How To Be Really Annoying
Adjust the tint on your tv so that all the people are green, and insist to others that you "like it that way".
Drum on every available surface.
Staple papers in the middle of the page.
Ask 800 operators for dates.
Specify that your drive-through order is "to go".
Learn Morse code, and have conversations with friends in public consisting entirely of "Beeeep Bip Bip Beeeep Bip...
Honk and wave to strangers.
Change channels five minutes before the end of every show.
ONLY TYPE IN UPPERCASE.
Buy a large quantity of orange traffic cones and reroute whole streets.
Pay for your dinner with pennies.
Light road flares on a birthday cake.
Wander around the restaurant, asking other diners for their parsley.
Leave tips in Bolivian currency.
Demand that everyone address you as "Conquistador".
Wear a cape that says "Magnificent One".
Stand over someone's shoulder, mumbling, as they read.
Leave your turn signal on for fifty miles.
Pretend your mouse is a CB radio, and talk to it.
Name your dog "Dog".
Inform others that they exist only in your imagination.
Ask people what gender they are.
Lick the filling out of all the Oreos, and place the cookie parts back in the tray.
Follow a few paces behind someone, spraying everything they touch with a can of Lysol.
While making presentations, occasionally bob your head like a parakeet.
Lie obviously about trivial things such as the time of day.

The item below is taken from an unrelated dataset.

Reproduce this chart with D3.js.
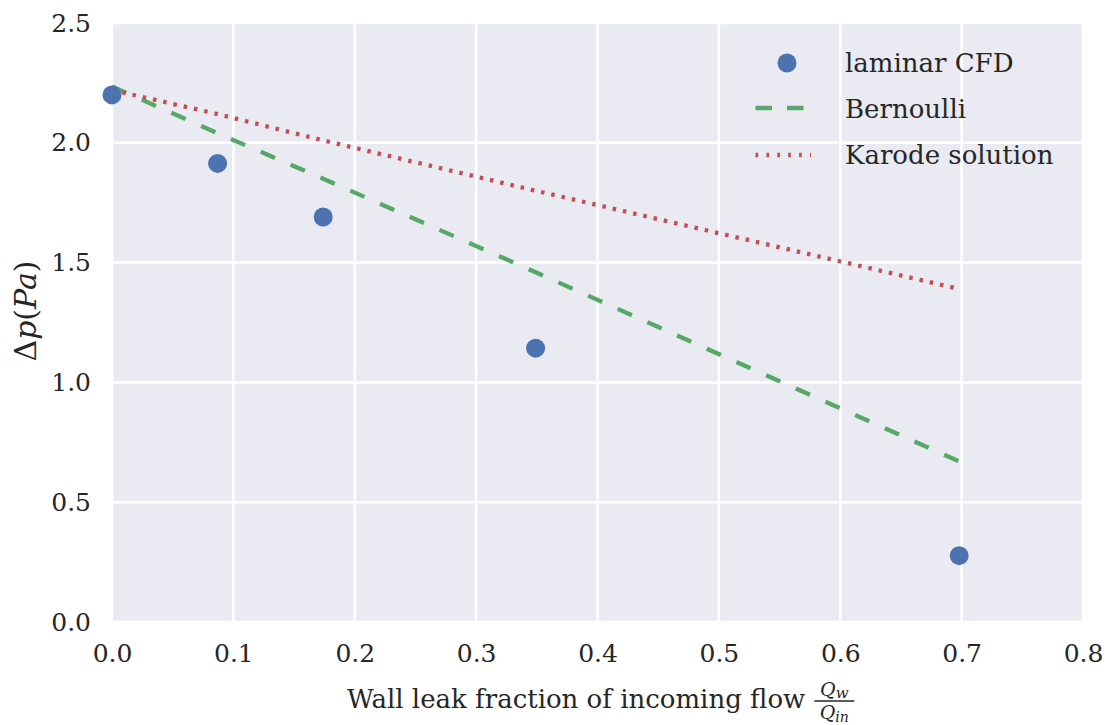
<!DOCTYPE html>
<html>
<head>
<meta charset="utf-8">
<script src="https://cdn.jsdelivr.net/npm/d3@7"></script>
<style>
  body { margin: 0; background: #fff; }
  text { font-family: "DejaVu Serif", serif; fill: #262626; }
</style>
</head>
<body>
<div class="chart"></div>
<script>
// data
const leakFraction = [0, 0.087, 0.174, 0.349, 0.698];
const laminarCFD = [2.20, 1.914, 1.69, 1.143, 0.277];
const bernoulli = [2.235, 2.04, 1.85, 1.46, 0.67];
const karode = [2.22, 2.12, 2.01, 1.80, 1.39];
const xTicks = [0, 0.1, 0.2, 0.3, 0.4, 0.5, 0.6, 0.7, 0.8];
const yTicks = [0, 0.5, 1.0, 1.5, 2.0, 2.5];

// size of the chart
const w = 1109, h = 725;
const margin = { top: 23, right: 26, bottom: 103, left: 112 };

const xScale = d3.scaleLinear().domain([0, 0.8]).range([margin.left, w - margin.right]);
const yScale = d3.scaleLinear().domain([0, 2.5]).range([h - margin.bottom, margin.top]);

const svg = d3.select("div.chart")
    .append("svg")
    .attr("width", w)
    .attr("height", h);

// background + grid
svg.append("rect")
    .attr("x", margin.left)
    .attr("y", margin.top)
    .attr("width", w - margin.left - margin.right)
    .attr("height", h - margin.top - margin.bottom)
    .attr("fill", "#EAEAF2");

svg.append("g")
    .selectAll("line")
    .data(xTicks)
    .enter()
    .append("line")
    .attr("x1", d => xScale(d)).attr("x2", d => xScale(d))
    .attr("y1", margin.top).attr("y2", h - margin.bottom)
    .attr("stroke", "#fff").attr("stroke-width", 2.5);

svg.append("g")
    .selectAll("line")
    .data(yTicks)
    .enter()
    .append("line")
    .attr("y1", d => yScale(d)).attr("y2", d => yScale(d))
    .attr("x1", margin.left).attr("x2", w - margin.right)
    .attr("stroke", "#fff").attr("stroke-width", 2.5);

// axes (labels only)
const xAxis = d3.axisBottom(xScale).tickValues(xTicks).tickFormat(d3.format(".1f")).tickSize(0).tickPadding(22);
svg.append("g")
    .attr("transform", "translate(0," + (h - margin.bottom) + ")")
    .call(xAxis)
    .call(g => g.select(".domain").remove())
    .selectAll("text")
    .style("font-family", "DejaVu Serif")
    .style("font-size", "25px")
    .attr("fill", "#262626");

const yAxis = d3.axisLeft(yScale).tickValues(yTicks).tickFormat(d3.format(".1f")).tickSize(0).tickPadding(21);
svg.append("g")
    .attr("transform", "translate(" + margin.left + ",0)")
    .call(yAxis)
    .call(g => g.select(".domain").remove())
    .selectAll("text")
    .style("font-family", "DejaVu Serif")
    .style("font-size", "25px")
    .attr("fill", "#262626");

// lines
const pairs = arr => leakFraction.map((x, i) => [x, arr[i]]);
const line = d3.line().x(d => xScale(d[0])).y(d => yScale(d[1]));

svg.append("path")
    .attr("d", line(pairs(bernoulli)))
    .attr("fill", "none")
    .attr("stroke", "#55A868")
    .attr("stroke-width", 4.3)
    .attr("stroke-dasharray", "15.5,17");

svg.append("path")
    .attr("d", line(pairs(karode)))
    .attr("fill", "none")
    .attr("stroke", "#C44E52")
    .attr("stroke-width", 4.3)
    .attr("stroke-dasharray", "3.5,7");

// points
svg.append("g")
    .selectAll("circle")
    .data(pairs(laminarCFD))
    .enter()
    .append("circle")
    .attr("cx", d => xScale(d[0]))
    .attr("cy", d => yScale(d[1]))
    .attr("r", 9.5)
    .attr("fill", "#4C72B0");

// legend
const legend = svg.append("g").attr("transform", "translate(755,0)");
legend.append("circle").attr("cx", 32).attr("cy", 63).attr("r", 9.5).attr("fill", "#4C72B0");
legend.append("line").attr("x1", 0.5).attr("x2", 48.5).attr("y1", 108).attr("y2", 108)
    .attr("stroke", "#55A868").attr("stroke-width", 4.3).attr("stroke-dasharray", "16.5,15");
legend.append("line").attr("x1", 0.5).attr("x2", 56).attr("y1", 155).attr("y2", 155)
    .attr("stroke", "#C44E52").attr("stroke-width", 4.5).attr("stroke-dasharray", "2.7,8.2");
const legendNames = ["laminar CFD", "Bernoulli", "Karode solution"];
legend.selectAll("text.lab")
    .data(legendNames)
    .enter()
    .append("text")
    .attr("class", "lab")
    .attr("x", 90)
    .attr("y", (d, i) => 72 + i * 46)
    .style("font-size", "26px")
    .text(d => d);

// y label
const ylab = svg.append("text")
    .attr("transform", "translate(36,311) rotate(-90)")
    .attr("text-anchor", "middle")
    .style("font-size", "30px");
ylab.append("tspan").text("Δ");
ylab.append("tspan").style("font-style", "italic").text("p");
ylab.append("tspan").text("(");
ylab.append("tspan").style("font-style", "italic").text("Pa");
ylab.append("tspan").text(")");

// x label with fraction
const xlab = svg.append("g");
const xlabText = xlab.append("text")
    .attr("x", 347)
    .attr("y", 708)
    .style("font-size", "26px")
    .text("Wall leak fraction of incoming flow");
const tw = xlabText.node().getComputedTextLength();
const fx = 347 + tw + 9;
const num = xlab.append("text").attr("x", fx + 20).attr("y", 696).attr("text-anchor", "middle").style("font-size", "19px");
num.append("tspan").style("font-style", "italic").text("Q");
num.append("tspan").style("font-style", "italic").attr("dy", 2).style("font-size", "15px").text("w");
xlab.append("line").attr("x1", fx).attr("x2", fx + 40).attr("y1", 701).attr("y2", 701)
    .attr("stroke", "#262626").attr("stroke-width", 1.3);
const den = xlab.append("text").attr("x", fx + 20).attr("y", 719).attr("text-anchor", "middle").style("font-size", "19px");
den.append("tspan").style("font-style", "italic").text("Q");
den.append("tspan").style("font-style", "italic").attr("dy", 3).style("font-size", "14px").text("in");
</script>
</body>
</html>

Sit in your front yard pointing a hair dryer at passing cars to see if they slow down.
Invent nonsense computer jargon in conversations, and see if people play along to avoid the appearance of ignorance.
Ask to "interface" with someone.
Sing along at the opera.
Mow your lawn with scissors.
Ask the waitress for an extra seat for your "imaginary friend".
Ask your co-workers mysterious questions, and scribble their answers in a notebook... something about "psychological profiles".
Stare at static on the tv and claim you can see a "magic picture".